Spark DataFrames supports complex data types like array. This code snippet provides one example to check whether specific value exists in an array column using array_containsfunction.
Code snippet
from pyspark.sql import SparkSession
from pyspark.sql.types import ArrayType, IntegerType, StringType, StructField, StructType
from pyspark.sql.functions import array_contains
appName = "PySpark Example - array_contains"
master = "local"
# Create Spark session
spark = SparkSession.builder \
.appName(appName) \
.master(master) \
.getOrCreate()
# Sample data
data = [(1, ['apple', 'pear', 'kiwi']), (2, ['apple']), (3, ['pear', 'berry'])]
# schema
schema = StructType([StructField("ID", IntegerType(), True),
StructField("Tags", ArrayType(StringType()), True)])

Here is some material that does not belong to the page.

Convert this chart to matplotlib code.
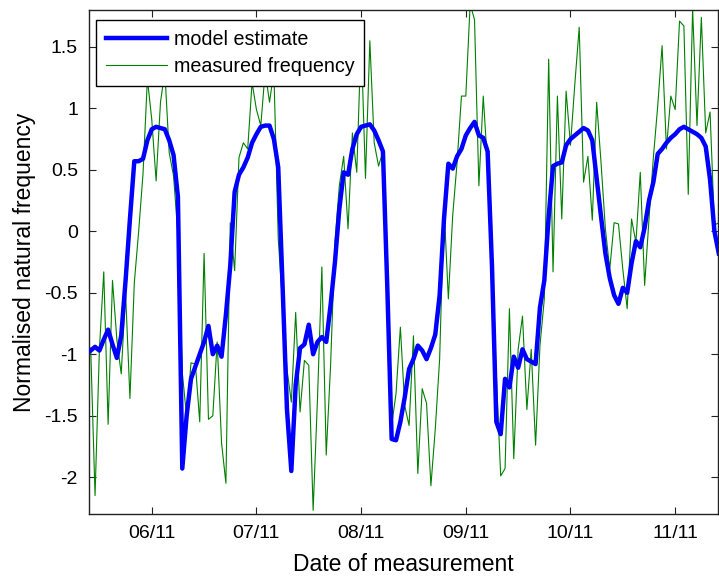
import matplotlib
matplotlib.use("Agg")
import matplotlib.pyplot as plt
import matplotlib.dates as mdates
import numpy as np

plt.rcParams.update({
    'font.family': ['Liberation Sans', 'DejaVu Sans'],
    'font.size': 14,
    'xtick.direction': 'in',
    'ytick.direction': 'in',
    'xtick.major.size': 5,
    'ytick.major.size': 5,
    'xtick.top': True,
    'ytick.right': True,
})

# hourly samples starting 05/11 10:00
start_time = np.datetime64('2011-11-05T10:00')
n_hours = 145

model_estimate = [
    -0.97, -0.94, -0.97, -0.88, -0.80, -0.92, -1.03, -0.85, -0.40, 0.10,
    0.57, 0.57, 0.59, 0.74, 0.83, 0.85, 0.84, 0.83, 0.74, 0.62,
    0.28, -1.93, -1.50, -1.20, -1.10, -1.00, -0.90, -0.77, -1.00, -0.93,
    -1.02, -0.68, -0.28, 0.32, 0.46, 0.52, 0.60, 0.72, 0.79, 0.85,
    0.86, 0.86, 0.75, 0.52, -0.45, -1.45, -1.95, -1.25, -0.95, -0.92,
    -0.76, -1.00, -0.90, -0.86, -0.90, -0.60, -0.25, 0.18, 0.48, 0.46,
    0.67, 0.79, 0.85, 0.86, 0.87, 0.82, 0.74, 0.65, -0.45, -1.69,
    -1.70, -1.55, -1.35, -1.12, -1.04, -0.93, -0.97, -1.04, -0.95, -0.84,
    -0.52, 0.10, 0.55, 0.51, 0.61, 0.67, 0.78, 0.84, 0.89, 0.78,
    0.76, 0.65, -0.28, -1.55, -1.65, -1.20, -1.27, -1.02, -1.11, -0.96,
    -1.04, -1.06, -1.08, -0.62, -0.40, 0.12, 0.53, 0.55, 0.56, 0.70,
    0.75, 0.78, 0.81, 0.84, 0.82, 0.74, 0.43, 0.12, -0.18, -0.38,
    -0.52, -0.59, -0.46, -0.50, -0.26, -0.08, -0.13, 0.03, 0.25, 0.40,
    0.63, 0.67, 0.72, 0.76, 0.79, 0.83, 0.85, 0.83, 0.81, 0.79,
    0.76, 0.69, 0.42, 0.00, -0.18,
]

measured_frequency = [
    -0.95, -2.15, -0.96, -0.33, -1.57, -0.40, -0.88, -1.16, -0.50, -1.36,
    -0.42, 0.00, 0.47, 1.24, 0.91, 0.41, 1.05, 1.30, 0.64, 0.45,
    -0.03, -1.15, -1.51, -1.07, -1.08, -1.55, -0.18, -1.53, -1.50, -0.90,
    -1.72, -2.05, 0.07, -0.32, 0.60, 0.72, 0.67, 1.21, 0.99, 0.86,
    1.30, 1.05, 1.30, -0.06, -0.60, -1.12, -1.39, -0.66, -1.47, -1.05,
    -1.09, -2.27, -1.36, -0.29, -1.82, -1.09, -0.09, 0.37, 0.61, 0.02,
    0.80, 0.48, 1.58, 0.43, 1.55, 0.72, 0.53, 0.65, -0.31, -1.58,
    -1.32, -0.78, -1.42, -1.58, -0.85, -1.97, -1.28, -1.40, -2.07, -1.61,
    -1.04, 0.21, -0.55, 0.13, 0.56, 1.10, 1.10, 1.85, 1.72, 0.37,
    1.10, 0.53, -0.40, -1.17, -1.99, -1.93, -0.63, -1.85, -0.96, -0.69,
    -1.45, -0.96, -1.74, -0.93, -0.55, 1.40, -0.33, 1.10, 0.10, 1.14,
    0.70, 1.20, 1.66, 0.40, 0.61, 0.09, 1.05, 0.56, 0.02, -0.31,
    0.07, 0.06, -0.31, -0.63, 0.10, -0.09, 0.48, -0.44, 0.10, 0.60,
    1.02, 1.51, 0.67, 1.10, 0.99, 1.71, 1.67, 0.30, 1.81, 0.86,
    1.74, 0.80, 0.97, 0.05, 0.07,
]

times = start_time + np.arange(n_hours) * np.timedelta64(1, 'h')
times = times.astype('datetime64[m]').astype(object)

fig = plt.figure(figsize=(7.19, 5.76), dpi=100)
ax = fig.add_axes([0.1238, 0.1076, 0.8755, 0.875])

ax.plot(times, model_estimate, color=(0, 0, 1), linewidth=3.2,
        label='model estimate', zorder=3)
ax.plot(times, measured_frequency, color=(0, 0.5, 0), linewidth=0.8,
        label='measured frequency', zorder=2)

ax.set_xlim(np.datetime64('2011-11-05T09:37').astype(object),
            np.datetime64('2011-11-11T09:56').astype(object))
ax.set_ylim(-2.3, 1.8)
ax.set_yticks([-2, -1.5, -1, -0.5, 0, 0.5, 1, 1.5])
ax.set_yticklabels(['-2', '-1.5', '-1', '-0.5', '0', '0.5', '1', '1.5'])
ax.xaxis.set_major_locator(mdates.DayLocator())
ax.xaxis.set_major_formatter(mdates.DateFormatter('%d/%m'))

ax.tick_params(axis='both', pad=8, width=0.8, colors='#222222',
               labelcolor='black')
for spine in ax.spines.values():
    spine.set_linewidth(1.0)
    spine.set_color('#222222')

ax.set_xlabel('Date of measurement', fontsize=16.5, labelpad=8)
ax.set_ylabel('Normalised natural frequency', fontsize=16.5, labelpad=6)

leg = ax.legend(loc='upper left', bbox_to_anchor=(0.011, 0.98),
                borderaxespad=0, fancybox=False, framealpha=1,
                edgecolor='black', handlelength=3.1, handletextpad=0.35,
                labelspacing=0.4, borderpad=0.5, fontsize=14.2)
leg.get_frame().set_linewidth(1.0)

fig.savefig('out.png', dpi=100)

# Create Spark DaraFrame from pandas DataFrame
df = spark.createDataFrame(data, schema)
print(df.schema)
df.show()
# Show records contain apple in Tags column only
df.where(array_contains('Tags', 'apple')).show()

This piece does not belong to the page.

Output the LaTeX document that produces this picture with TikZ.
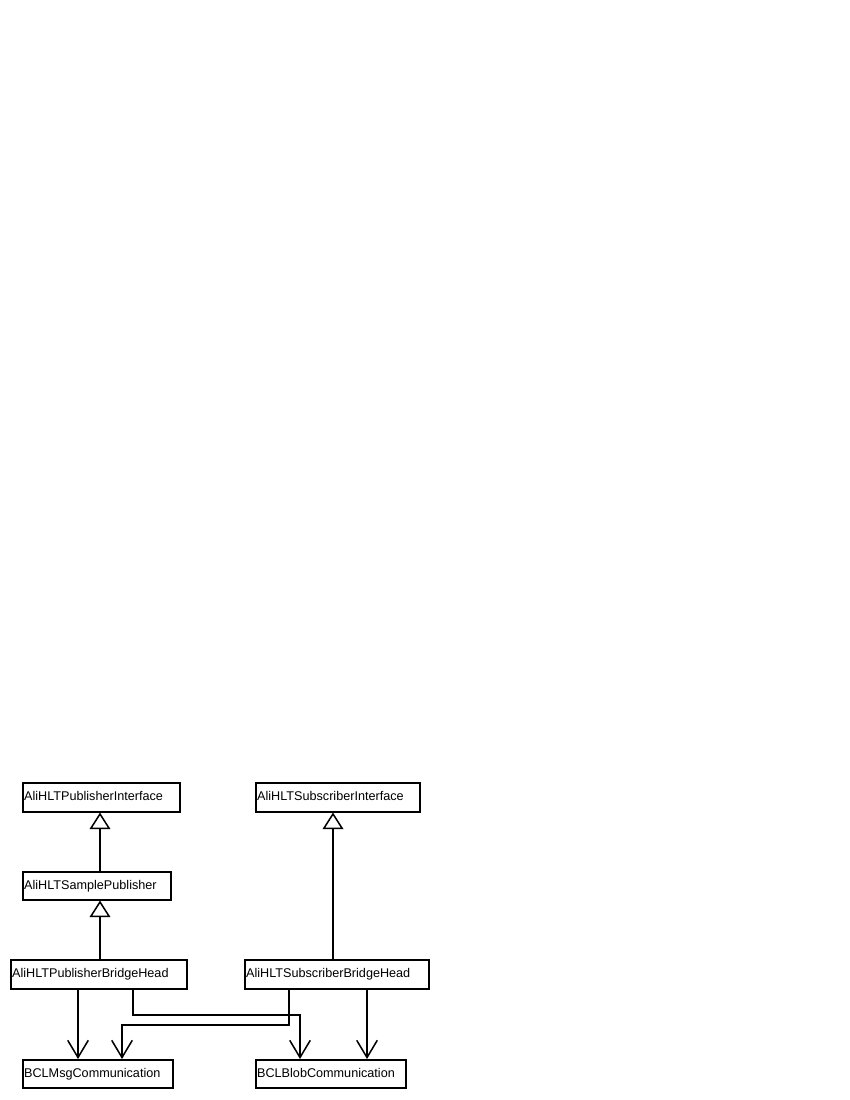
\documentclass[tikz,border=0pt]{standalone}
\usepackage{fontspec}
\setmainfont{Liberation Sans}
\usetikzlibrary{arrows.meta,shadows}
\definecolor{shadowc}{RGB}{40,80,80}
\tikzset{
  cls/.style={draw=black, line width=1.1pt, fill=white, anchor=north west,
    inner xsep=1.0pt, inner ysep=0pt, align=left,
    text height=6.6pt, text depth=1.9pt,
    font=\fontsize{9.1}{10}\selectfont,
    drop shadow={shadow xshift=0.5pt, shadow yshift=-0.5pt, fill=shadowc, opacity=0.8}},
  inh/.style={line width=1.1pt, -{Triangle[open, length=12pt, width=15pt, line width=1.1pt]}},
  assoc/.style={line width=1.1pt, -{Straight Barb[length=12.4pt, width=14.8pt, line width=1.1pt]}},
}
\newcommand{\clsbox}[6]{% name, x1, y1, x2, y2, text
  \node[cls, minimum width={(#4-#2)*0.72pt}, minimum height={(#5-#3)*0.72pt},
        text width={(#4-#2)*0.72pt-2.0pt}] (#1) at (#2,#3) {#6};}
\begin{document}
\begin{tikzpicture}[x=0.72pt, y=-0.72pt]
\useasboundingbox (0,0) rectangle (850,1100);
\clsbox{A}{22}{782}{179}{811}{AliHLTPublisherInterface}
\clsbox{B}{255}{782}{419}{811}{AliHLTSubscriberInterface}
\clsbox{C}{22}{871}{170}{899}{AliHLTSamplePublisher}
\clsbox{D}{10}{959}{186}{988}{AliHLTPublisherBridgeHead}
\clsbox{E}{244}{959}{428}{988}{AliHLTSubscriberBridgeHead}
\clsbox{F}{22}{1059}{172}{1087}{BCLMsgCommunication}
\clsbox{G}{255}{1059}{405}{1087}{BCLBlobCommunication}
\coordinate (x78) at (78,0);
\coordinate (x100) at (100,0);
\coordinate (x122) at (122,0);
\coordinate (x133) at (133,0);
\coordinate (x289) at (289,0);
\coordinate (x300) at (300,0);
\coordinate (x333) at (333,0);
\coordinate (x367) at (367,0);
\coordinate (yA) at (0,1015);
\coordinate (yB) at (0,1025);
% inheritance
\draw[inh] (x100 |- C.north) -- (x100 |- A.south);
\draw[inh] (x100 |- D.north) -- (x100 |- C.south);
\draw[inh] (x333 |- E.north) -- (x333 |- B.south);
% associations
\draw[assoc] (x78 |- D.south) -- (x78 |- F.north);
\draw[assoc] (x133 |- D.south) -- (x133 |- yA) -- (x300 |- yA) -- (x300 |- G.north);
\draw[assoc] (x289 |- E.south) -- (x289 |- yB) -- (x122 |- yB) -- (x122 |- F.north);
\draw[assoc] (x367 |- E.south) -- (x367 |- G.north);
\end{tikzpicture}
\end{document}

# Show records don't contain apple in Tags column only
df.where(array_contains('Tags', 'apple') == False).show()
spark.stop()
The code snippet constructs a Spark DataFrame using data in memory. The schema looks like the following:
StructType(List(StructField(ID,IntegerType,true),StructField(Tags,ArrayType(StringType,true),true)))
The output:
+---+-------------------+
| ID| Tags|
+---+-------------------+
| 1|[apple, pear, kiwi]|
| 2| [apple]|
| 3| [pear, berry]|
+---+-------------------+
+---+-------------------+
| ID| Tags|
+---+-------------------+
| 1|[apple, pear, kiwi]|
| 2| [apple]|
+---+-------------------+
+---+-------------+
| ID| Tags|
+---+-------------+
| 3|[pear, berry]|
+---+-------------+
The second result prints out the records with word 'apple' in Tagsarray column; the third one prints out the ones without.